Berselang dua hari kemudian, Hamdin balik membalas pernyataan Aristan. “Sebetulnya yang baper siapa? Ada-ada saja. Harusnya bisa bedakan sikap organisasi dan pikiran individu. Materi kemunduran saya adalah autokritik terhadap organisasi, bukan cara pandang orang per orang di dalam organisasi,” imbuh Hamdin, Senin (8/5/2023).
Menurut Hamdin, sikap organisasi seperti partai politik (parpol) bertujuan merebut kekuasaan, tanpa melibatkan perasaan. Namun, sebut Hamdin, yang terjadi di Partai NasDem Sulteng justru sebaliknya.

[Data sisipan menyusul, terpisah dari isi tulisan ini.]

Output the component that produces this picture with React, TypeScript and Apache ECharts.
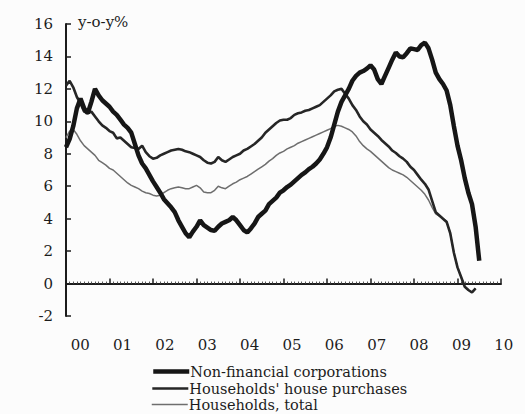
import React, { useEffect, useRef } from "react";
import * as echarts from "echarts";

const startYear = 2000;
const xLabels = ["00", "01", "02", "03", "04", "05", "06", "07", "08", "09", "10"];
const yTicks = { min: -2, max: 16, interval: 2 };
const seriesNames = ["Non-financial corporations", "Households' house purchases", "Households, total"];

// monthly, Jan 2000 onward
const nonFinancial = [
  8.4, 8.9, 9.7, 10.8, 11.4, 10.8, 10.5, 11.2, 12.0, 11.6, 11.3, 11.1,
  10.9, 10.6, 10.4, 10.1, 9.8, 9.6, 9.3, 8.6, 7.9, 7.4, 7.1, 6.7,
  6.3, 5.95, 5.6, 5.2, 4.95, 4.7, 4.4, 3.9, 3.5, 3.1, 2.85, 3.2,
  3.5, 3.9, 3.6, 3.45, 3.3, 3.25, 3.5, 3.7, 3.8, 3.9, 4.1, 3.9,
  3.6, 3.3, 3.15, 3.4, 3.7, 4.1, 4.3, 4.5, 4.9, 5.1, 5.3, 5.6,
  5.75, 5.95, 6.1, 6.3, 6.5, 6.7, 6.85, 7.05, 7.2, 7.4, 7.65, 8.0,
  8.4, 9.0, 9.8, 10.6, 11.2, 11.6, 12.0, 12.5, 12.8, 13.0, 13.1, 13.25,
  13.45, 13.2, 12.6, 12.3, 12.8, 13.3, 13.8, 14.25, 14.0, 13.95, 14.2, 14.5,
  14.45, 14.4, 14.7, 14.85, 14.5, 13.8, 13.0, 12.6, 12.3, 11.9, 11.0, 9.7,
  8.5, 7.6, 6.5, 5.6, 4.9, 3.5, 1.4,
];

const housePurchases = [
  12.2, 12.5, 12.1, 11.5, 11.1, 10.6, 10.5, 10.6, 10.3, 10.0, 9.75, 9.6,
  9.4, 9.3, 8.95, 9.0, 8.8, 8.6, 8.4, 8.35, 8.3, 8.5, 8.1, 7.85,
  7.7, 7.75, 7.9, 8.0, 8.1, 8.2, 8.25, 8.3, 8.25, 8.15, 8.1, 8.0,
  7.9, 7.8, 7.6, 7.45, 7.4, 7.5, 7.8, 7.6, 7.5, 7.65, 7.8, 7.9,
  8.0, 8.2, 8.3, 8.45, 8.6, 8.8, 9.0, 9.3, 9.5, 9.7, 9.9, 10.05,
  10.1, 10.1, 10.2, 10.4, 10.5, 10.55, 10.65, 10.7, 10.8, 10.9, 11.0, 11.2,
  11.4, 11.6, 11.85, 11.95, 12.0, 11.7, 11.4, 11.0, 10.7, 10.3, 10.0, 9.8,
  9.5, 9.3, 9.1, 8.85, 8.65, 8.45, 8.2, 8.05, 7.85, 7.7, 7.5, 7.2,
  7.0, 6.7, 6.4, 6.15, 5.8, 5.1, 4.4, 4.2, 4.0, 3.8, 3.1, 1.9,
  1.0, 0.4, -0.2, -0.4, -0.55, -0.3,
];

const householdsTotal = [
  9.0, 9.4, 9.5, 9.2, 8.8, 8.5, 8.3, 8.1, 7.9, 7.6, 7.45, 7.3,
  7.1, 7.0, 6.8, 6.6, 6.4, 6.2, 6.05, 5.95, 5.85, 5.7, 5.6, 5.55,
  5.45, 5.4, 5.45, 5.6, 5.75, 5.85, 5.9, 5.95, 5.9, 5.85, 5.85, 5.95,
  6.05, 5.9, 5.65, 5.6, 5.6, 5.75, 6.0, 5.9, 5.85, 6.0, 6.15, 6.25,
  6.4, 6.5, 6.6, 6.75, 6.9, 7.05, 7.2, 7.35, 7.55, 7.7, 7.9, 8.05,
  8.15, 8.3, 8.4, 8.5, 8.65, 8.75, 8.85, 8.95, 9.05, 9.15, 9.25, 9.35,
  9.45, 9.55, 9.7, 9.75, 9.7, 9.6, 9.5, 9.35, 9.1, 8.75, 8.5, 8.3,
  8.15, 7.95, 7.75, 7.55, 7.35, 7.15, 7.0, 6.9, 6.8, 6.7, 6.55, 6.35,
  6.15, 5.95, 5.75, 5.5, 5.15, 4.7, 4.3, 4.15, 4.0, 3.85, 3.1, 1.9,
  1.0, 0.4, -0.2, -0.4, -0.55, -0.3,
];

const toPoints = (arr: number[]) => arr.map((v, i) => [startYear + i / 12, v]);

const FONT = "DejaVu Serif";
const INK = "#1c1c1c";

const legendTops = [364, 381, 397];

export default function App() {
  const ref = useRef<HTMLDivElement>(null);
  useEffect(() => {
    if (!ref.current) return;
    const chart = echarts.init(ref.current, null, { renderer: "svg" });
    const legends = seriesNames.map((name, i) => ({
      orient: "vertical",
      left: 151,
      top: legendTops[i],
      padding: 0,
      itemWidth: 36,
      itemHeight: 14,
      itemGap: 0,
      data: [name],
      selectedMode: false,
      textStyle: { fontFamily: FONT, fontSize: 14.5, lineHeight: 15, color: INK, padding: [0, 0, 0, -4] },
      lineStyle: { width: "inherit" },
      itemStyle: { opacity: 0 },
    }));
    chart.setOption({
      animation: false,
      backgroundColor: "#fcfcfc",
      textStyle: { fontFamily: FONT, color: INK },
      grid: [
        { left: 66, right: 24, top: 24, bottom: 98 },
        { left: 59, width: 478.5, top: 24, bottom: 98 },
      ],
      legend: legends,
      xAxis: [
        {
          type: "value",
          gridIndex: 0,
          min: 2000,
          max: 2010,
          interval: 1,
          axisLine: { onZero: true, lineStyle: { color: INK, width: 2 } },
          axisTick: { show: true, inside: true, length: 5, lineStyle: { color: INK, width: 1.5 } },
          minorTick: { show: true, splitNumber: 12, length: 2, lineStyle: { color: "#555", width: 1 } },
          axisLabel: { show: false },
          splitLine: { show: false },
        },
        {
          type: "category",
          gridIndex: 1,
          data: xLabels,
          boundaryGap: true,
          position: "bottom",
          axisLine: { show: false },
          axisTick: { show: false },
          axisLabel: { margin: 21, fontFamily: FONT, fontSize: 15, color: INK },
          splitLine: { show: false },
        },
      ],
      yAxis: [
        {
          type: "value",
          gridIndex: 0,
          min: yTicks.min,
          max: yTicks.max,
          interval: yTicks.interval,
          name: "y-o-y%",
          nameLocation: "end",
          nameGap: 2,
          nameTextStyle: {
            fontFamily: FONT,
            fontSize: 15,
            color: INK,
            align: "left",
            verticalAlign: "middle",
            padding: [0, 0, 0, 12],
          },
          axisLine: { show: true, onZero: false, lineStyle: { color: INK, width: 2 } },
          axisTick: { show: true, inside: true, length: 5, lineStyle: { color: INK, width: 1.5 } },
          axisLabel: { margin: 13, fontFamily: FONT, fontSize: 15, color: INK },
          splitLine: { show: false },
        },
        {
          type: "value",
          gridIndex: 1,
          min: yTicks.min,
          max: yTicks.max,
          show: false,
        },
      ],
      series: [
        {
          name: seriesNames[2],
          type: "line",
          xAxisIndex: 0,
          yAxisIndex: 0,
          data: toPoints(householdsTotal),
          showSymbol: false,
          symbol: "none",
          itemStyle: { color: "#6e6e6e" },
          lineStyle: { color: "#6e6e6e", width: 1.5 },
          z: 2,
        },
        {
          name: seriesNames[1],
          type: "line",
          xAxisIndex: 0,
          yAxisIndex: 0,
          data: toPoints(housePurchases),
          showSymbol: false,
          symbol: "none",
          itemStyle: { color: "#262626" },
          lineStyle: { color: "#262626", width: 2.6 },
          z: 3,
        },
        {
          name: seriesNames[0],
          type: "line",
          xAxisIndex: 0,
          yAxisIndex: 0,
          data: toPoints(nonFinancial),
          showSymbol: false,
          symbol: "none",
          itemStyle: { color: "#161616" },
          lineStyle: { color: "#161616", width: 4.5 },
          z: 4,
        },
      ],
    });
    return () => chart.dispose();
  }, []);
  return (
    <div
      ref={ref}
      style={{ position: "fixed", left: 0, top: 0, width: 525, height: 414 }}
    />
  );
}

Ia pun menyinggung kasus pemecatan dua kader NasDem, yakni Bupati Kasman Lassa (Donggala) dan Bupati Mohamad Lahay (Tojo Una-Una). “Ya, setelah dimenangkan lalu dijauhi. Donggala dipecat, Touna dijauhi. Mungkin sebentar lagi Banggai?” terang Hamdin.
Hamdin bahkan ikut menyebut situasi Gubernur Sulteng, Rusdy Mastura, yang pada akhirnya memilih pindah dari partai yang menghantarkannya di kursi nomor wahid di Sulteng.
“Gubernur tidak usah dicerita, karena sudah jadi rahasia umum. Bahkan sempat viral di media sosial beberapa waktu lalu, memaksa istri Gubernur Cudy (Vera Rompas Mastura), berhenti dari jabatan sebagai pimpinan Partai NasDem Kota Palu,” katanya.